WRITTEN PROBLEM
From the records below, copy every line that contains the word "chart".

PROVIDED ENTRIES
-- Start --

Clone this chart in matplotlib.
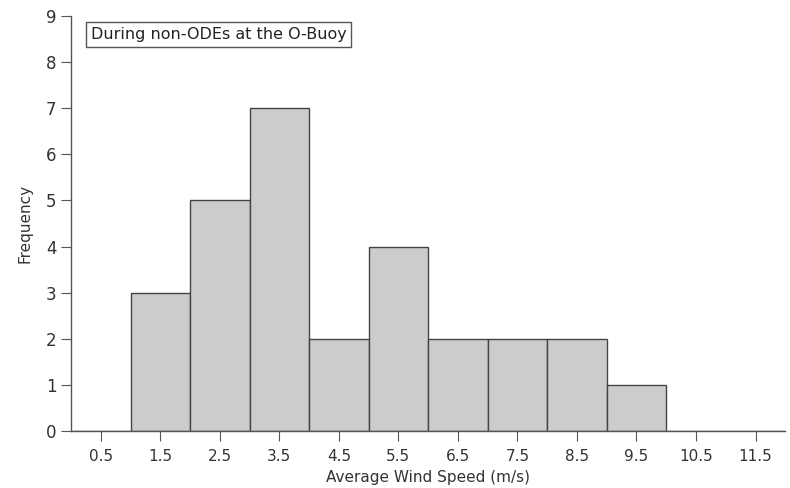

-- End --
-- Start --

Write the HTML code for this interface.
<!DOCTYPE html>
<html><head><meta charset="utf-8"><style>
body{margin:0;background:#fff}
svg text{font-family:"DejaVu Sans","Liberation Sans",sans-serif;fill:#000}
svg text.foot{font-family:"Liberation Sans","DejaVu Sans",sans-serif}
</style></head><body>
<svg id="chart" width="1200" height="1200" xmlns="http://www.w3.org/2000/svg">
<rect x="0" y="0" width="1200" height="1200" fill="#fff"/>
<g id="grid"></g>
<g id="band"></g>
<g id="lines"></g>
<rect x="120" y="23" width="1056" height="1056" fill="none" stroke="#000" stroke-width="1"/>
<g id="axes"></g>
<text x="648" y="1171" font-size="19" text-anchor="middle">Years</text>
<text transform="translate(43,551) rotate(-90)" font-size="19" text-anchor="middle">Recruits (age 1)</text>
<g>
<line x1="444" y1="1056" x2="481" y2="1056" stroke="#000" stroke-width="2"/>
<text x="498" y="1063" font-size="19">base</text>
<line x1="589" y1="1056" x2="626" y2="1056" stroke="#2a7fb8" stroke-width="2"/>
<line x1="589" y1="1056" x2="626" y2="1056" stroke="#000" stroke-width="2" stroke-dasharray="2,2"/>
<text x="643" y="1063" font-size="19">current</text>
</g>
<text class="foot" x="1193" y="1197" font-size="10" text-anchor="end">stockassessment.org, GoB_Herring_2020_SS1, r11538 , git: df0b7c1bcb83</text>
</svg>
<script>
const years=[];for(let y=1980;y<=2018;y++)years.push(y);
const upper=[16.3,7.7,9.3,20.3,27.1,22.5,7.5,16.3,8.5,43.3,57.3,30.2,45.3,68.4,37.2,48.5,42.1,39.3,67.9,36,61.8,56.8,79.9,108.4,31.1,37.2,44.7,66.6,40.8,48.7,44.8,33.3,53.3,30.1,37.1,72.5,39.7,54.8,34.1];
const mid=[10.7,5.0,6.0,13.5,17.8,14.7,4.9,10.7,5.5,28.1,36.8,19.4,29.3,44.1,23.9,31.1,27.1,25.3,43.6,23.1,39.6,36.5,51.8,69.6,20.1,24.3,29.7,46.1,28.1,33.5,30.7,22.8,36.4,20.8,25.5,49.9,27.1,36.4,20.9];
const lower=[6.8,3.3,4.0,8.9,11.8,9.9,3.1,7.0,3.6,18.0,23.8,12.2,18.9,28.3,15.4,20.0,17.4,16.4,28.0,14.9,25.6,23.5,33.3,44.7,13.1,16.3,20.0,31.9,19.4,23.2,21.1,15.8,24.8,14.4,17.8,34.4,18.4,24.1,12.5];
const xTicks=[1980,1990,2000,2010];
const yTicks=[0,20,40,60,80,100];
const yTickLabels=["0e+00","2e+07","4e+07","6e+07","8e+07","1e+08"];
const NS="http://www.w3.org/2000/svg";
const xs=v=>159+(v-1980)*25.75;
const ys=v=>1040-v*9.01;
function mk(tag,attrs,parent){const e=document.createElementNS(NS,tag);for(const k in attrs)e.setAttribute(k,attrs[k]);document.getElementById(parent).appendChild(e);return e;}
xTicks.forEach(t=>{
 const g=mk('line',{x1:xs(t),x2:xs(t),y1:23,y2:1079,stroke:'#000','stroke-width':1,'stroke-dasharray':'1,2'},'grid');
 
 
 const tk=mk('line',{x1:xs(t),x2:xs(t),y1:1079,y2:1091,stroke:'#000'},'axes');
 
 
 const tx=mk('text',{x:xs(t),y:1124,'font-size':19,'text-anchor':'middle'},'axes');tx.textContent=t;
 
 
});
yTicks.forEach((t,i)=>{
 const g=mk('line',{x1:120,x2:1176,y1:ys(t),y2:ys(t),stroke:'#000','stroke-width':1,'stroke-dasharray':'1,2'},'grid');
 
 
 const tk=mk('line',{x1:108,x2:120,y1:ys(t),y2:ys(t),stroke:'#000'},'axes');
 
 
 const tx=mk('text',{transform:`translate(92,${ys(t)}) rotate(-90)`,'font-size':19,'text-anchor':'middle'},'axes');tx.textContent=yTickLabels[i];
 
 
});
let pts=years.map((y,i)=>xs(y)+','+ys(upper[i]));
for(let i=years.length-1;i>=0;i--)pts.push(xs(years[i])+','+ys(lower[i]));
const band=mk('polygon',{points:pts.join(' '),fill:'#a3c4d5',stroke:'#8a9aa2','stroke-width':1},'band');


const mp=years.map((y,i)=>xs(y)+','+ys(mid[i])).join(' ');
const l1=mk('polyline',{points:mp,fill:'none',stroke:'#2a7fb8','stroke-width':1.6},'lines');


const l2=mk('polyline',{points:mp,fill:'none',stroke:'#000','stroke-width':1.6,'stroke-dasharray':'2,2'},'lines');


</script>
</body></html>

-- End --

OUTPUT FOR THIS EXERCISE
Clone this chart in matplotlib.
<svg id="chart" width="1200" height="1200" xmlns="http://www.w3.org/2000/svg">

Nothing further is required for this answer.